"We're moving online!! Blow out sale at our store location. Phone orders welcome." That's what was on the postcard.

This advertisement was sent to me by Teresa, one of my readers, who was humorously nominating the ad for "Worst Use of Marketing Resources." Why did Teresa find this particular ad funny? Not because of what the ad said, but because of what it did NOT mention:

  • What the company sold
  • Where the store was located
  • What the new website address is!

Few things are more frustrating to a customer -- and more wasteful for a business -- than when vital information is left out of an advertisement, flyer, or brochure. Yet, I'm surprised at how often basic details are overlooked.

A few days after I received Teresa's letter, for instance, I was reading a newspaper when an advertisement for a big sale at a business caught my eye. Once again, the ad didn't mention what the company sold, where it was located, a phone number, or its website address.

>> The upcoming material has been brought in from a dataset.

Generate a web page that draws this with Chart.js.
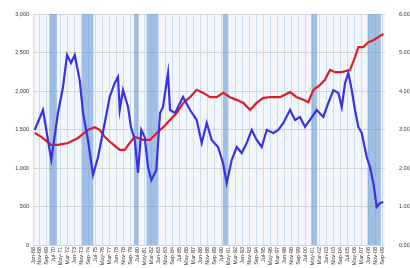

And I could have told you K-Mart was going to be in trouble long before they entered bankruptcy. Why? A few years, I needed a patio set. I saw a set that interested me advertised by K-Mart in a glossy, 4-color insert in my regional Sunday newspaper. Not knowing where the nearest K-Mart was located -- and since no locations were printed on the ad -- I called the 800-number on the insert. Imagine my frustration when K-Mart didn't answer their phone on Sundays! Needless to say, I bought my patio furniture somewhere else.

Details! Details!

One of the most common reasons for omitting necessary details is that the person writing the ad takes basic information for granted. After all, you already know what city you're in or what your area code is, so you forget that it's not obvious to the reader.

It's easy to forget details, so clip out this column and before you print any ad, flyer, or brochure, go over this checklist:

Essential Details:

  1. Name of the company!
  2. The nature of your product or service: Unless you own Macy's or Microsoft, don't assume readers automatically know what your business sells. Even if you send your ad only to existing customers, many people remember a business by what it sells -- not its name. (e.g., "The drycleaners at Main and Second streets," "that cute clothing store downtown.")
  3. Where you're located: Include the city and state (perhaps even country if doing business internationally or online). This is critical if you're in retail, but even if your customers don't come to your store or office, including a location helps customers relate to your business.
  4. Hours and days you're open or hours and days of the sale.
  5. Website address: You do have a website, don't you?
  6. Phone number with area code: If you're not going to be available to answer calls, record a message with vital information. Include country code if you do business internationally.
  7. Email address: This can be omitted if you're never going to answer emails.
  8. Special terms or limitations, if any: In other words, are the discounts not applicable to certain types of items or services, or does the offer expire after a certain date?

Those are the basics. Once you've got those covered, what can you do to make your ads more effective in getting sales?

  1. Create an eye-catching headline: The first thing you have to do is get attention. This doesn't have to be incredibly clever -- "Fifty percent off" gets my attention.
  2. Tell the benefits: Let potential customers immediately know why they should be interested in doing business with you. This can be something as simple as "Lowest price for your auto insurance."
  3. Provide lots of information: Ads chock-full with specific products or services are often surprisingly effective.
  4. Include a call to action: Customers often respond to a direct appeal for action, such as "Hurry -- Supplies are limited," or "Call today to book your appointment!"

Finally -- before you go to print, have your ad read by at least two other people. I might start sending mine to sharp-eyed Teresa.